The U.S. Energy Information Administration forecasts that the United States will import almost 10 million barrels a day of crude oil and refined petroleum products in 2011, which is about half of all U.S. fuel consumption. America’s dependence on foreign oil is driving U.S. trade deficits: in 2010, the U.S. imported $252 billion in petroleum-related products, compared to $188 billion in 2009. The number of barrels was about the same, but oil prices jumped from $57 to about $75 per barrel. Yesterday, oil was trading at $97 a barrel.

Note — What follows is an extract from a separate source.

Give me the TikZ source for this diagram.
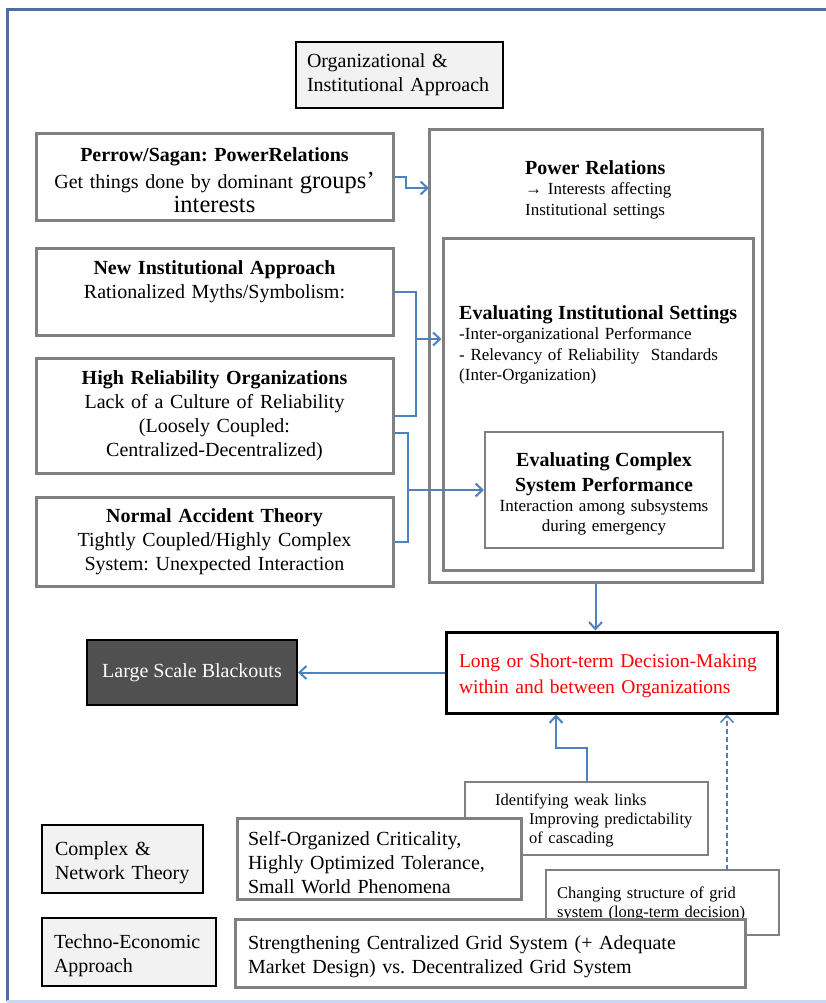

“Our economy and national security will be strengthened by an ‘all-of-the-above’ approach to energy, including the expanded production of our own domestic energy resources. We should not be sending hundreds of billions of dollars each year to oil-producing countries that do not like us, ” Sen. Warner said. “This legislation jumpstarts a multi-year process that will include responsible environmental reviews, close consultations with NASA and our military partners in Hampton Roads, and this process will include multiple public hearings. Sen. Webb and I firmly believe that Virginians should benefit from any energy resources that are developed off of our coast, and our legislation specifically requires the federal government to make reasonable royalty payments to the Commonwealth.”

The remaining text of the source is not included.